Doce. Tomando hasta que caiga un uruguayo —La última noche, luego de la cena, vamos a un boliche. Nunca había visto a Ramiro tomar hasta la ebriedad (es igual pero potenciado: hace más chistes y habla aún más rápido). Yo mismo pierdo reflejos, algo que no me ha pasado en años. Luego caminamos hacia el hotel. Ramiro salta, corre, habla y grita en la noche. Yo pienso que voy a extrañar estas nocturnidades a las que ya me he acostumbrado. Unas horas antes, Ramiro me decía que no estaría mal pasarse un semestre dando un curso allá. No, no estaría nada mal. De hecho, la idea es peligrosamente seductora, y por un rato, ambos pensamos posibles mundos alternativos.

Trece. Cantándolo todo de regreso a casa —Con apenas una hora de sueño, nos vienen a buscar al hotel para llevarnos al aeropuerto de Rio. Son varias horas de viaje. Ramiro está con resaca e intenta dormir de a ratos. Yo voy cantando un repertorio clásico y Livia se suma a los coros de «Here comes the sun». Por un rato, no somos escritores ni editores, apenas la reivindicación de una adolescencia lejana que se hace presente de forma natural y toma el viaje por asalto. Ramiro despierta y mira extrañado. La noche anterior cantaba a dúo con Mariana canciones de Maná y Azúcar Moreno. ¿Cómo logró esa mujer que el intelectual montevideano que analiza a Joyce y observa los mínimos detalles de un remaster de Jethro Tull termine a punto de hacer un bis con Alejandro Sanz? Mariana tiene poderes extraños, me parece.

Catorce. Trayéndolo todo de regreso a casa —La noche anterior nos despedimos de Juan Pablo y todos los chicos de la organización. Sobre la madrugada nos despedimos de Aitor y Mariana, arreglando un futuro encuentro en Buenos Aires. Ya en el aeropuerto de Rio, me toca despedirme de Ramiro y Livia —todos tenemos vuelos diferentes— y cuando subo al avión, me quedo inmediatamente dormido. Sé que no es el sueño, no es el cansancio. Al menos, no es sólo eso. Es la primera oleada de nostalgia, porque vuelvo a casa pero una parte mía se queda en Viçosa, en el campus, en el coloquio, con los estudiantes de letras, con Aitor, con Mariana, con Juan Pablo, con Livia. Al menos a Ramiro lo estaré viendo pronto. Y aunque la mitad del tiempo me hace pasar vergüenza, reconozco que lo quiero al uruguayo desquiciado.
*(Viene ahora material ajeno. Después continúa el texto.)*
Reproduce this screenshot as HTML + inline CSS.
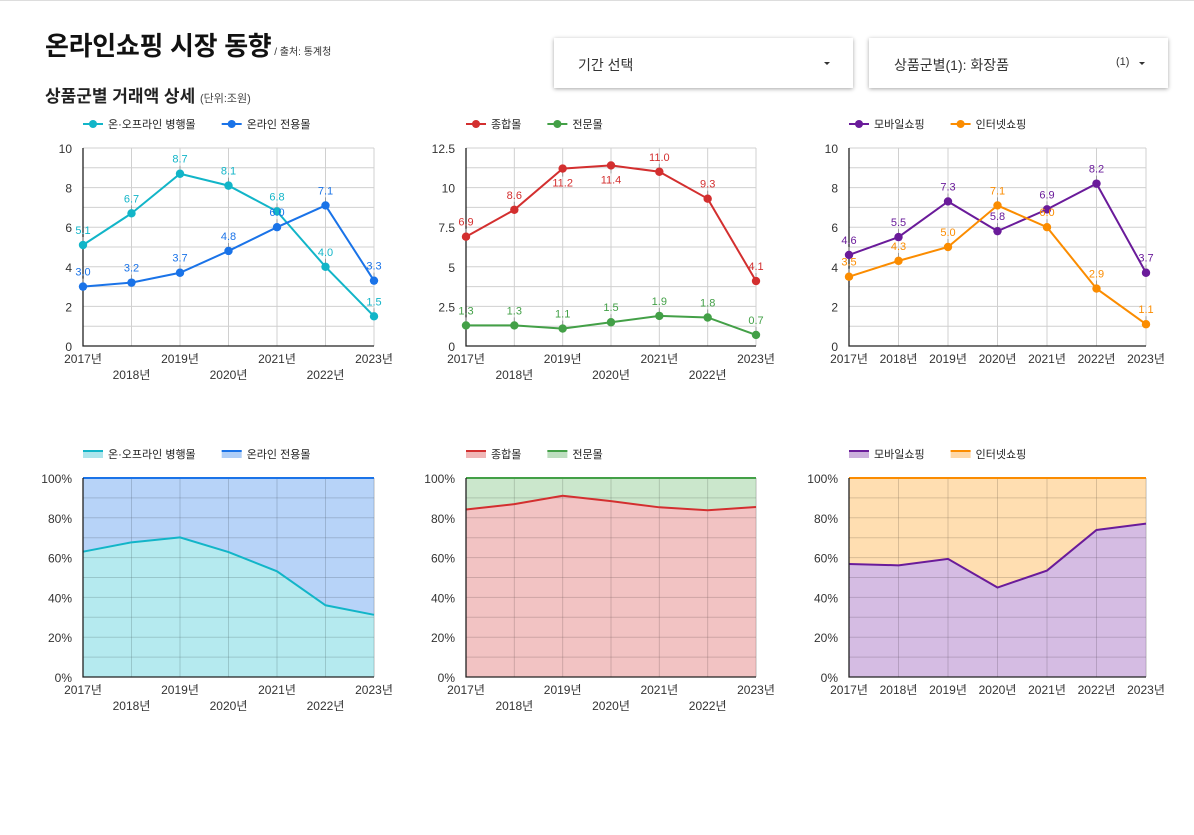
<!DOCTYPE html>
<html><head><meta charset="utf-8">
<style>
body{margin:0;width:1194px;height:835px;background:#fff;font-family:"Liberation Sans","Noto Sans CJK KR",sans-serif;position:relative;overflow:hidden}
.topline{position:absolute;left:0;top:0;width:1194px;height:1px;background:#ddd}
.title{position:absolute;left:45px;top:26px;font-size:26px;font-weight:bold;color:#111;letter-spacing:-0.3px}
.title small{font-size:10px;font-weight:normal;color:#333;letter-spacing:0}
.sub{position:absolute;left:45px;top:82px;font-size:17px;font-weight:bold;color:#222}
.sub small{font-size:11px;font-weight:normal;color:#444}
.dd{position:absolute;top:38px;height:50px;background:#fff;box-shadow:0 1px 4px rgba(0,0,0,.35);font-size:14px;color:#333}
.dd span{position:absolute;top:17px}
.caret{position:absolute;top:24px;width:0;height:0;border-left:3px solid transparent;border-right:3px solid transparent;border-top:3px solid #333}
svg{position:absolute;left:0;top:0}
svg text{font-family:"Liberation Sans","Noto Sans CJK KR",sans-serif}
</style></head><body>
<div class="topline"></div>
<div class="title">온라인쇼핑 시장 동향<small> / 출처: 통계청</small></div>
<div class="sub">상품군별 거래액 상세 <small>(단위:조원)</small></div>
<div class="dd" style="left:554px;width:299px"><span style="left:24px">기간 선택</span><div class="caret" style="left:270px"></div></div>
<div class="dd" style="left:869px;width:299px"><span style="left:25px">상품군별(1): 화장품</span><span style="left:247px;font-size:11px;top:18px">(1)</span><div class="caret" style="left:270px"></div></div>
<svg id="svg" width="1194" height="835"></svg>
<script>
const years=["2017년","2018년","2019년","2020년","2021년","2022년","2023년"];
const s1Names=["온·오프라인 병행몰","온라인 전용몰"];
const s1a=[5.1,6.7,8.7,8.1,6.8,4.0,1.5];
const s1b=[3.0,3.2,3.7,4.8,6.0,7.1,3.3];
const s2Names=["종합몰","전문몰"];
const s2a=[6.9,8.6,11.2,11.4,11.0,9.3,4.1];
const s2b=[1.3,1.3,1.1,1.5,1.9,1.8,0.7];
const s3Names=["모바일쇼핑","인터넷쇼핑"];
const s3a=[4.6,5.5,7.3,5.8,6.9,8.2,3.7];
const s3b=[3.5,4.3,5.0,7.1,6.0,2.9,1.1];
const ticks1=[0,2,4,6,8,10];
const ticks2=[0,2.5,5,7.5,10,12.5];
const pctTicks=[0,20,40,60,80,100];

const NS="http://www.w3.org/2000/svg";
const svg=document.getElementById('svg');
function mk(t,a,txt){const e=document.createElementNS(NS,t);for(const k in a)e.setAttribute(k,a[k]);if(txt!==undefined)e.textContent=txt;svg.appendChild(e);return e;}

function frame(x0,x1,y0,y1,ticks,max,minorStep,fmt,stagger,name){
  const yS=v=>y1-(v/max)*(y1-y0);
  const xS=i=>x0+i*(x1-x0)/(years.length-1);
  for(let v=0;v<=max+1e-9;v+=minorStep){
    const g=mk('line',{x1:x0,x2:x1,y1:yS(v),y2:yS(v),stroke:'#d0d0d0','stroke-width':1});
    
    
  }
  years.forEach((y,i)=>{
    const g=mk('line',{x1:xS(i),x2:xS(i),y1:y0,y2:y1,stroke:'#d0d0d0','stroke-width':1});
    
    
    const low=stagger&&i%2===1;
    const t=mk('text',{x:xS(i),y:y1+(low?33:17),'text-anchor':'middle','font-size':12,fill:'#333'},y);
    
    
  });
  ticks.forEach(v=>{
    const t=mk('text',{x:x0-11,y:yS(v)+5,'text-anchor':'end','font-size':12,fill:'#333'},fmt(v));
    
    
  });
  return {xS,yS};
}
function axes(x0,x1,y0,y1,name){
  const a=mk('polyline',{points:`${x0},${y0} ${x0},${y1} ${x1},${y1}`,fill:'none',stroke:'#222','stroke-width':1.3});
  
  
}
function legend(x,y,names,colors,area,name){
  let cx=x;
  names.forEach((n,k)=>{
    if(area){
      const r=mk('rect',{x:cx,y:y-4,width:20,height:8,fill:colors[k],opacity:.35});
      
      
      const l=mk('line',{x1:cx,x2:cx+20,y1:y-3,y2:y-3,stroke:colors[k],'stroke-width':2});
      
      
    }else{
      const l=mk('line',{x1:cx,x2:cx+20,y1:y,y2:y,stroke:colors[k],'stroke-width':2});
      
      
      const c=mk('circle',{cx:cx+10,cy:y,r:4,fill:colors[k]});
      
      
    }
    const t=mk('text',{x:cx+25,y:y+4,'font-size':11,fill:'#222'},n);
    
    
    cx+=25+t.getComputedTextLength()+26;
  });
}
function lineChart(x0,x1,y0,y1,ticks,max,minor,series,colors,names,below,stagger,name){
  const {xS,yS}=frame(x0,x1,y0,y1,ticks,max,minor,v=>String(v),stagger,name);
  axes(x0,x1,y0,y1,name);
  legend(x0,124,names,colors,false,name);
  series.forEach((arr,k)=>{
    const p=mk('polyline',{points:arr.map((v,i)=>xS(i)+','+yS(v)).join(' '),fill:'none',stroke:colors[k],'stroke-width':2});
    
    
  });
  series.forEach((arr,k)=>{
    arr.forEach((v,i)=>{
      const dn=below&&below[k]&&below[k][i];
      const ly=dn?yS(v)+18:yS(v)-9;
      const lead=mk('line',{x1:xS(i),x2:xS(i),y1:yS(v),y2:dn?yS(v)+8:yS(v)-8,stroke:'#999','stroke-width':1});
      
      
      const c=mk('circle',{cx:xS(i),cy:yS(v),r:4.2,fill:colors[k]});
      
      
      const t=mk('text',{x:xS(i),y:dn?ly:ly-2,'text-anchor':'middle','font-size':11,fill:colors[k]},v.toFixed(1));
      
      
    });
  });
}
function areaChart(x0,x1,y0,y1,a,b,colors,fills,names,stagger,name){
  const {xS,yS}=frame(x0,x1,y0,y1,pctTicks,100,10,v=>v+'%',stagger,name);
  const share=a.map((v,i)=>v/(v+b[i])*100);
  const line=share.map((v,i)=>xS(i)+','+yS(v)).join(' ');
  const top=mk('polygon',{points:`${x0},${y0} ${x1},${y0} `+share.map((v,i)=>xS(i)+','+yS(v)).reverse().join(' '),fill:fills[1],opacity:.85});
  
  
  const bot=mk('polygon',{points:`${x0},${y1} `+line+` ${x1},${y1}`,fill:fills[0],opacity:.85});
  
  
  for(let v=10;v<100;v+=10){
    const g=mk('line',{x1:x0,x2:x1,y1:yS(v),y2:yS(v),stroke:'rgba(0,0,0,0.12)','stroke-width':1});
    
    
  }
  years.forEach((y,i)=>{
    const g=mk('line',{x1:xS(i),x2:xS(i),y1:y0,y2:y1,stroke:'rgba(0,0,0,0.12)','stroke-width':1});
    
    
  });
  const tl=mk('line',{x1:x0,x2:x1,y1:y0,y2:y0,stroke:colors[1],'stroke-width':2});
  
  
  const p=mk('polyline',{points:line,fill:'none',stroke:colors[0],'stroke-width':2});
  
  
  axes(x0,x1,y0,y1,name);
  legend(x0,454,names,colors,true,name);
}
const C1=['#12b5c8','#1a73e8'],C2=['#d32f2f','#43a047'],C3=['#6a1b9a','#fb8c00'];
lineChart(83,374,148,346,ticks1,10,1,[s1a,s1b],C1,s1Names,null,true,'chart1');
lineChart(466,756,148,346,ticks2,12.5,1.25,[s2a,s2b],C2,s2Names,[[0,0,1,1,0,0,0],[]],true,'chart2');
lineChart(849,1146,148,346,ticks1,10,1,[s3a,s3b],C3,s3Names,null,false,'chart3');
areaChart(83,374,478,677,s1a,s1b,C1,['#a8e6ec','#aacbf7'],s1Names,true,'share1');
areaChart(466,756,478,677,s2a,s2b,C2,['#f0b9b9','#c2e3c3'],s2Names,true,'share2');
areaChart(849,1146,478,677,s3a,s3b,C3,['#ceb0de','#ffd8a3'],s3Names,false,'share3');
</script>
</body></html>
Quince. Sintiendo saudade —Un par de días después, habiendo comentado fotos con todos los protagonistas, me persigue esa nostalgia, esa huella. Me mantengo en contacto por mail y redes con la mayoría, y refundamos el cariño con bromas y mensajes. Mariana declara que es de querer insistente. Livia me dice por mail que esa sensación que vengo teniendo, eso que llamo nostalgia, allá en Brasil lo llaman sentir saudade. Será eso, entonces. A la vez, no por haber dejado algo allá he vuelto más vacío: me traigo conmigo algún pedacito de todos ellos. Pienso que es increíble cómo en apenas cuatro días fuimos a un lugar en el que no conocíamos a nadie y de repente algo pasó, se formaron vínculos donde antes no había nada, intercambiamos partículas de ideas y risas y un cariño tan inesperado como genuino. No, no me vuelvo más vacío, me vuelvo con ganas de reencontrarme con todos ellos, con la convicción de que ese encuentro fortuito me ha mejorado de alguna manera. Increíblemente, a la vuelta me siento un paso más cerca de ser la persona que realmente soy.



#


lunes, 26 de mayo de 2014

| pretensión de utilidad |

Hubo un tiempo en el que la escritura fluía, imparable como la cantidad de libros que quedaban agotados sobre la mesa de luz. Luego, comenzaron las publicaciones. La primera, un libro de cuentos, me empujó de manera casi inmediata a mejorarme. Luego, otros cuentos, otras novelas publicadas, fueron sumando ladrillos a una pared que en un momento se plantó frente a mí: ahora hay gente leyéndote. Ese fue el principio de un silencio a medias: muchos comienzos literarios que no fecundaban.

Hasta que el cambio de año me encontró escribiendo con una concentración y un ataque que hacía tiempo no sentía. Creo que tiene algo que ver con que, por primera vez, no me pesa la idea de que lo que estoy haciendo vaya a publicarse tarde, temprano o tal vez nunca. No tengo necesidad de saber que será un libro y que llegará a muchos lectores. Sé que estoy produciendo en cantidad, y que es probable que una parte de eso nunca sea leída por nadie, y —como nunca antes  está bien. Al dejar de lado el objetivo de asegurar la publicación, escribo con una energía renovada, con el gusto de sentir la escena, como hace rato que no me pasaba.
Caminar durante el atardecer todos los días durante los últimos meses ha contribuido también, casi como metáfora, porque no camino para ir a ninguna parte, no hay fin práctico, solo el placer del andar, de despejarme de algunas ideas mientras me tropiezo con otras. Hay algo completamente liberador en el sacarse de encima toda pretensión de utilidad.